__SET PROBLEM__
From the first line of the data below through the line bearing "import plotly.graph_objects as go", reproduce each line exactly; do not include pictures.
####################
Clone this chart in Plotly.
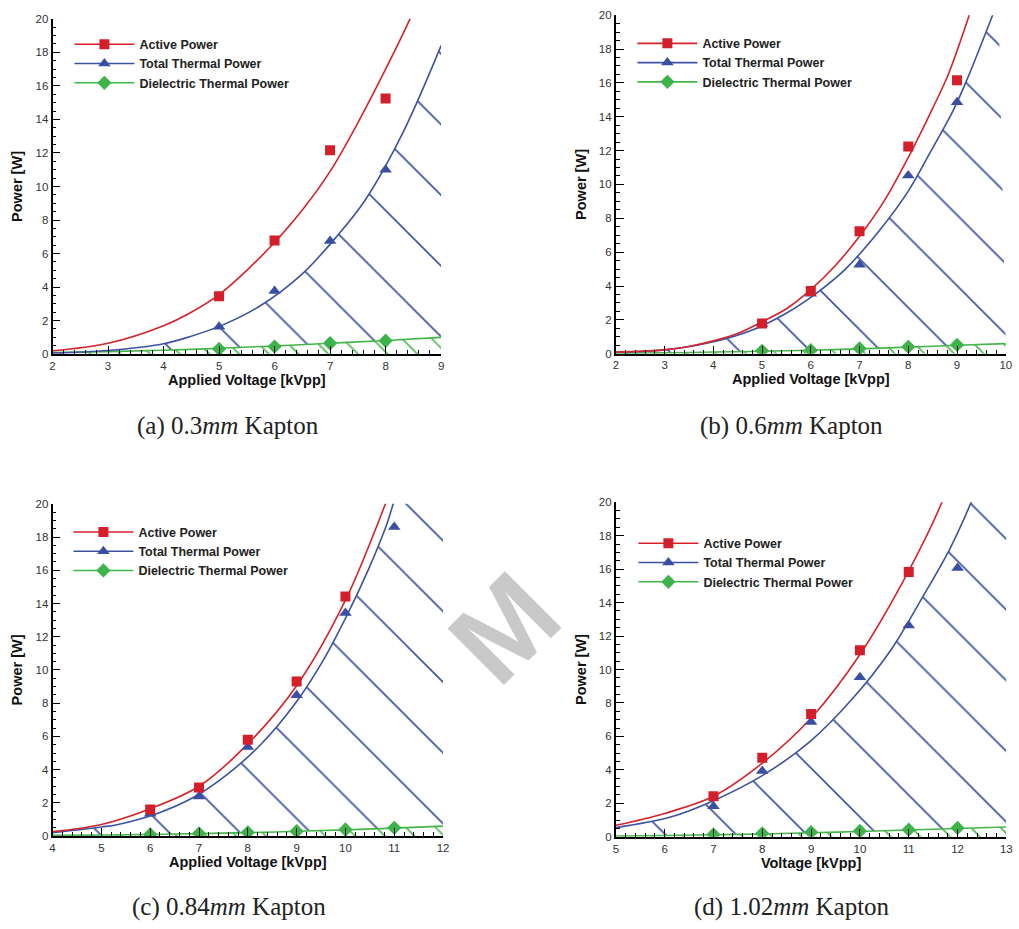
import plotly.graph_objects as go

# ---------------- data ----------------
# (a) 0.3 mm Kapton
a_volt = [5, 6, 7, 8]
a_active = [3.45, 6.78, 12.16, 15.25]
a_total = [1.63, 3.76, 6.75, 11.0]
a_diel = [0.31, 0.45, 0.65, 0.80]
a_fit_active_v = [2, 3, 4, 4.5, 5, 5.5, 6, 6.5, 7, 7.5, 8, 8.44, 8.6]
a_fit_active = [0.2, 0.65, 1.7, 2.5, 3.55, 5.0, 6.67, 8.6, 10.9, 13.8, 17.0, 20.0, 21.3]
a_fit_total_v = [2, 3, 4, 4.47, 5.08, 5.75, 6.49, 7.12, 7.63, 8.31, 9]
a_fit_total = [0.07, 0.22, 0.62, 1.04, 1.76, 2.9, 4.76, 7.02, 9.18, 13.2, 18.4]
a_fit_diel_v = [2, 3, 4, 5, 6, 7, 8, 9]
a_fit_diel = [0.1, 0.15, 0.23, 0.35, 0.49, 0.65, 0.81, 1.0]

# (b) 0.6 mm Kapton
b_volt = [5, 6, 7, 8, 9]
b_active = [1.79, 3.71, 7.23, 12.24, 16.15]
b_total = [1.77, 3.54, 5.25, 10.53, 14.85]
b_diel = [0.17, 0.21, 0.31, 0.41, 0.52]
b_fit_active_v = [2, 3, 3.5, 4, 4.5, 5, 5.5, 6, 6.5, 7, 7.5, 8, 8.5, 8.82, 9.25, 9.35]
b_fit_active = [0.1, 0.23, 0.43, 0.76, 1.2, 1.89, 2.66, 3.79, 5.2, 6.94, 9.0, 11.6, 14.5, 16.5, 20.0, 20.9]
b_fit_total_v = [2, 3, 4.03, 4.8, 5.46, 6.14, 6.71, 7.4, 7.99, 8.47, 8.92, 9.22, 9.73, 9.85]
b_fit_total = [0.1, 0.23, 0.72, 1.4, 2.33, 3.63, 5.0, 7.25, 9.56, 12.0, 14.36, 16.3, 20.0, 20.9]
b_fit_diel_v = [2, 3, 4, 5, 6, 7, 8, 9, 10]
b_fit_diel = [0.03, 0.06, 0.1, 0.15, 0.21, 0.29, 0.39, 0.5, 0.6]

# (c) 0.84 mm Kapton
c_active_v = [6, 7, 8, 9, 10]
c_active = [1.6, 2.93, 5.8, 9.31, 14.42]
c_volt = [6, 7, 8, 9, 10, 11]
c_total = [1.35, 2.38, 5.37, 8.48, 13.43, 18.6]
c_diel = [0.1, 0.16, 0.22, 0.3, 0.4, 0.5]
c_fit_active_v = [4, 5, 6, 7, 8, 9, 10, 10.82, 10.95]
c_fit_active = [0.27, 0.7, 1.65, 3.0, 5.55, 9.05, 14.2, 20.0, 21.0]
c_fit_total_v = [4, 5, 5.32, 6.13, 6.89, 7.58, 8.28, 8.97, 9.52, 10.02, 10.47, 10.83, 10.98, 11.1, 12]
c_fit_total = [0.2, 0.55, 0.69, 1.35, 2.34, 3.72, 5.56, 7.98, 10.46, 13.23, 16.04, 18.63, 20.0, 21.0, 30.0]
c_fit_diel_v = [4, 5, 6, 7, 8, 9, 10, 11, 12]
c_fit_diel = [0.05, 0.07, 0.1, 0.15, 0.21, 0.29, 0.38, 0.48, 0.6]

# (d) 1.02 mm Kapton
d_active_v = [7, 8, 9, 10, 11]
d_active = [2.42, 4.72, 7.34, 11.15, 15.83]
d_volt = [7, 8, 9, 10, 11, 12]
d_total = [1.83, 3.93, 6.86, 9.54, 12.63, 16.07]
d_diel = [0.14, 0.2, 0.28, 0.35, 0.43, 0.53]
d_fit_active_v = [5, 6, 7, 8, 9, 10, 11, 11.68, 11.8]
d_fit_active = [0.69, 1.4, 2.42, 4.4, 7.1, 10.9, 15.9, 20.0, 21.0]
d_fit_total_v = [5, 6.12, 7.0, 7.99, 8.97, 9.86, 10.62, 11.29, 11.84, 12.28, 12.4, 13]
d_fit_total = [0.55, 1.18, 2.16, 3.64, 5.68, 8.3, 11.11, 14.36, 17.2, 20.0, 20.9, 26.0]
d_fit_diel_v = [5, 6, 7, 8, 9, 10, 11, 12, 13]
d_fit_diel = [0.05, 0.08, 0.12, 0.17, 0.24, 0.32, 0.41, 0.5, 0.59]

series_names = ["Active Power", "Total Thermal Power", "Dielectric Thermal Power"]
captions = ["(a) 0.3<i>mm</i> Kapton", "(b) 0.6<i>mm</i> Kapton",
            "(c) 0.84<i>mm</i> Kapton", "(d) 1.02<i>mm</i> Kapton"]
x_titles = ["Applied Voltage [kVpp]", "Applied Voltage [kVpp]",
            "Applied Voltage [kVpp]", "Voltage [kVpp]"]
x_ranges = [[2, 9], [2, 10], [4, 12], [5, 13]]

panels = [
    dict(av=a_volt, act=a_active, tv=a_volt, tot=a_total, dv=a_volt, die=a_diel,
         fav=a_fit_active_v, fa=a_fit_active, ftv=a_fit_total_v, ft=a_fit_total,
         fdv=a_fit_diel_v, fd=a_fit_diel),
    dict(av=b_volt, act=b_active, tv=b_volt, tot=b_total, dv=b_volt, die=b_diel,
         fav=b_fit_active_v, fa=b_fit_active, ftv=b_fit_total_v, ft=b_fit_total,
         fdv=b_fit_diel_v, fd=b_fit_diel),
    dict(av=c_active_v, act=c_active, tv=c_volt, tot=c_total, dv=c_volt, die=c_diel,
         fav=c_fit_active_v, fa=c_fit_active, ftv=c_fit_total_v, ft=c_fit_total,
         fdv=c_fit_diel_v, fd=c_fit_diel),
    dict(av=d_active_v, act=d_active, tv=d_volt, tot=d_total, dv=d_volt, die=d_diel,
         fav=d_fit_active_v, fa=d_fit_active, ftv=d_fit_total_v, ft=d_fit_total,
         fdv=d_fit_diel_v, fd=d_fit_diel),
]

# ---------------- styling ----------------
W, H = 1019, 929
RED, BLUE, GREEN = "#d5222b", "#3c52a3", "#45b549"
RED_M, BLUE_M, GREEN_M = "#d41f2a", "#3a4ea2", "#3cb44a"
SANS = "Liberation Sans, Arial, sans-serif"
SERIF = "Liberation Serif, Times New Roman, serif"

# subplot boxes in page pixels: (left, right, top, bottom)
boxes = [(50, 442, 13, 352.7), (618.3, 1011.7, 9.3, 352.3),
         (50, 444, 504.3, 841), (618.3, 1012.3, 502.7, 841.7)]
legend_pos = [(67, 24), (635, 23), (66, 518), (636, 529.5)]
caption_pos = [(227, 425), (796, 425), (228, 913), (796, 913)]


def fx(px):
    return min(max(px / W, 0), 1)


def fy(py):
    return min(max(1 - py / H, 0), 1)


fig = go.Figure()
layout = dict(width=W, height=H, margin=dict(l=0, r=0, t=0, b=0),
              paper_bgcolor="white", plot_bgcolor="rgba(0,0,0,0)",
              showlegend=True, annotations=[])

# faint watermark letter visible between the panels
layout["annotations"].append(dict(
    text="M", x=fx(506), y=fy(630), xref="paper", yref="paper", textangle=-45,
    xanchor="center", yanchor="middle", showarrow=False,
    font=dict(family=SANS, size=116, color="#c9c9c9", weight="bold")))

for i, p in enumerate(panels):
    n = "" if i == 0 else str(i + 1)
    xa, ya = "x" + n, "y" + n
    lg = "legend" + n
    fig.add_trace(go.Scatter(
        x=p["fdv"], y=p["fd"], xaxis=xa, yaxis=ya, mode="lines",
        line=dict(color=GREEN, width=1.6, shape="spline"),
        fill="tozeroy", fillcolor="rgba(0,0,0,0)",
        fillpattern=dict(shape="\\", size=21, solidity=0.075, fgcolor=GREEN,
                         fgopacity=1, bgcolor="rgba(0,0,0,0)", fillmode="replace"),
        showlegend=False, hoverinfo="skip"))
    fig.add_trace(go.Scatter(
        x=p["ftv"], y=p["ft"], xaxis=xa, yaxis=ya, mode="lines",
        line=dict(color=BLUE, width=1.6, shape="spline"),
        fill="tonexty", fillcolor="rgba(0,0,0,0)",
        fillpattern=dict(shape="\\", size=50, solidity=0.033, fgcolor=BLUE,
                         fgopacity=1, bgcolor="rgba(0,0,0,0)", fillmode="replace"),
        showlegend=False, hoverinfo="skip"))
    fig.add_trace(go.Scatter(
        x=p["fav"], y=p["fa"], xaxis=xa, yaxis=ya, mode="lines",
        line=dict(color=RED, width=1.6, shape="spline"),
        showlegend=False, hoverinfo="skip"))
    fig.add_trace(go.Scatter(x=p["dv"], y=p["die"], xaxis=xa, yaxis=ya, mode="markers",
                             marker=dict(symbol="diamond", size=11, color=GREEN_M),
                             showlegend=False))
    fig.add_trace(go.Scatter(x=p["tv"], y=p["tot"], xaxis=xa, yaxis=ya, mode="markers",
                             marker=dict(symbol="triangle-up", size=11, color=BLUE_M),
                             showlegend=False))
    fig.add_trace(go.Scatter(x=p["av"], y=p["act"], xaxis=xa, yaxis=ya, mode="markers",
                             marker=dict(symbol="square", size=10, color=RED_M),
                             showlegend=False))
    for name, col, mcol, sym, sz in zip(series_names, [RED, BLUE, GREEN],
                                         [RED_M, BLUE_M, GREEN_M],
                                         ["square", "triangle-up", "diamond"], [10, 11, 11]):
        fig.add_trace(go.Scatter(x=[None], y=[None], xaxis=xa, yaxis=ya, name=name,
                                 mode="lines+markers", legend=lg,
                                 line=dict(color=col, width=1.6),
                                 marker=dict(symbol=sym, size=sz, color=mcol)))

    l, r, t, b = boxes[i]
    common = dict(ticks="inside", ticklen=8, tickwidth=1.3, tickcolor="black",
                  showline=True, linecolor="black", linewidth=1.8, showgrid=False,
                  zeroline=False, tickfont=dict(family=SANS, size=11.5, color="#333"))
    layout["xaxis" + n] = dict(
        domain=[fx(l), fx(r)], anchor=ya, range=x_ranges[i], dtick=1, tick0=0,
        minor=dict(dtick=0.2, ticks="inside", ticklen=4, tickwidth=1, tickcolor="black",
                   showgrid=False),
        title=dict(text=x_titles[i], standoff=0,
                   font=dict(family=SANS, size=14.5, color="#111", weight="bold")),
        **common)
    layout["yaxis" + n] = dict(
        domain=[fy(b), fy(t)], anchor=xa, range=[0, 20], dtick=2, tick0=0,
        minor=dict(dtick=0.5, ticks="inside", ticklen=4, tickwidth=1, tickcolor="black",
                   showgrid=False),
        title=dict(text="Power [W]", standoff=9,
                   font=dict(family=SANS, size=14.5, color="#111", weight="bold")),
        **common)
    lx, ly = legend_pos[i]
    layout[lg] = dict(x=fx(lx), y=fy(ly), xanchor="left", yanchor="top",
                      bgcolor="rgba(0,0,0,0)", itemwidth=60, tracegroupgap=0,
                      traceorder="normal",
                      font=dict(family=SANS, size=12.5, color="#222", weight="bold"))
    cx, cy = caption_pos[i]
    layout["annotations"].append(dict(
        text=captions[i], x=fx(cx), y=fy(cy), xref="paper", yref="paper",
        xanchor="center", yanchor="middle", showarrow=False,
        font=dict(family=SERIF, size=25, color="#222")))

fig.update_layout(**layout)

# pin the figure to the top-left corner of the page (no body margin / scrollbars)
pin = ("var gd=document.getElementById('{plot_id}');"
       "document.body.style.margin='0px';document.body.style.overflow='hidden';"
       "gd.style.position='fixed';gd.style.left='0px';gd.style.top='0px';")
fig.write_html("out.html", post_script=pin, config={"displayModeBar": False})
####################
__WRITTEN SOLUTION__
Clone this chart in Plotly.
import plotly.graph_objects as go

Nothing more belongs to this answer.